De l’extérieur, les SRT et TA se reconnaissent aux six évents de leur capot alors que celui de la GTS n’en compte que deux. Toutes les Viper partagent une grande prise d’air à l’avant du capot pour gaver le moteur, de grandes sorties d’air en croissant derrière les ailes avant, des échappements latéraux et un toit à double bulle.
Le dessin du tableau de bord est simple et sa finition soignée. Les cadrans et le tableau d’affichage droit devant sont clairs et nets comme l’écran tactile de 8,4 pouces au centre. La quantité de menus et de commandes qui s’y affichent est toutefois déroutante au premier abord. La console centrale plus basse dégage mieux les coudes, mais l’espace est toujours compté pour le pied gauche du conducteur qui se trouve à l’étroit sur le petit repose-pied en aluminium. C’est le prix à payer pour un V10 monté en position très reculée qui permet une excellente répartition des masses mais impose une console très large.

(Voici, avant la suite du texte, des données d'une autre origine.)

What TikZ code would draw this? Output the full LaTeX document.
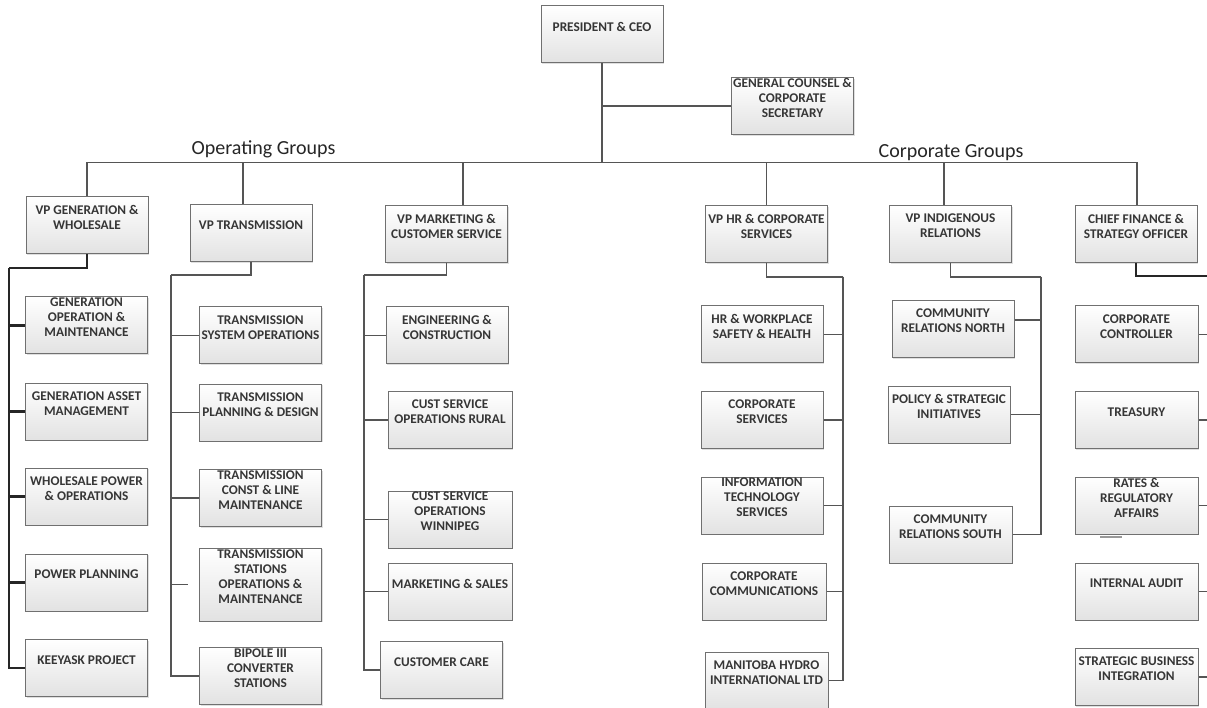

Les GTS se démarquent par le cuir qui couvre toutes les surfaces qu’on peut voir ou toucher. Les SRT ont droit aux mêmes sièges sport du spécialiste italien Sabelt, mais ils sont enveloppés plutôt de nylon et d’un vinyle robuste et n’offrent que des réglages manuels. Leur cockpit n’a rien d’austère pour autant avec du cuir pour le tableau de bord et les grands contrôles.
De muscles et de nerf
Le V10 de la Viper a conservé ses dimensions essentielles, mais toutes ses composantes sont nouvelles. Il atteint désormais 640 chevaux et 600 lb-pi de couple. Il est plus léger de près de 12 kilos grâce à un collecteur d’admission en matériau composite, des soupapes refroidies au sodium et un volant en aluminium qui permet des montées en régime plus vives.
La boite manuelle Tremec TR6060 est toujours la seule offerte. Ses rapports sont plus serrés et on peut maintenant rouler en ville et atteindre la vitesse maximale avec une 6e plus démultipliée. Son levier est plus court, mais il faut y aller fermement pour passer les vitesses. L’embrayage à double disque réduit l’inertie de rotation et la pédale est légère, mais la course pourrait être réduite de moitié. Le différentiel autobloquant de série répartit le couple entre les énormes pneus arrière et le nouveau mode Départ-canon devrait permettre de démarrer sans les liquéfier.
Difficile de se sentir à l’aise au premier contact avec la nouvelle Viper malgré les gains en raffinement et en qualité. Malgré l’antipatinage, l’antidérapage, les freins ABS et la collection de coussins gonflables. D’abord à cause du peu d’espace pour le pied gauche et de cet embrayage qui mord très haut. À cause aussi d’une visibilité mesurée. Même si l’électronique veille, les 600 lb-pi de couple de la Viper inspirent le plus grand respect sur la route.
Dès le premier virage, on est par contre impressionné par la précision de la direction et du train avant. La grande entretoise en X sous le capot y est pour beaucoup dans un gain en rigidité structurelle évalué à 50 %. Sur circuit, la Viper inspire confiance avec toute cette adhérence et l’équilibre impeccable de ses masses. Le couple du V10 est toujours là, mais la cavalerie ne s’ébranle pas et le chant rauque des échappements ne s’affirme qu’à plus haut régime.
La GTS est stable et précise en piste, ses amortisseurs Bilstein trois fois plus fermes en mode Race. Néanmoins, ils sont réfractaires à la moindre fente ou saillie sur la route si l’on conserve ce réglage. Le roulement est par contre meilleur que dans la SRT si l’on passe en mode Street. On peut alors profiter de la chaine audio et des autres raffinements de celle qui se prend maintenant aussi pour un grand-tourisme. Il faut toutefois voyager léger parce que le coffre n’est pas grand.
Avec les nouvelles ambitions de la Corvette, la SRT Viper est beaucoup plus seule, désormais, dans le créneau des sportives américaines farouchement traditionnelles. Reste à voir si ses créateurs s’en contenteront.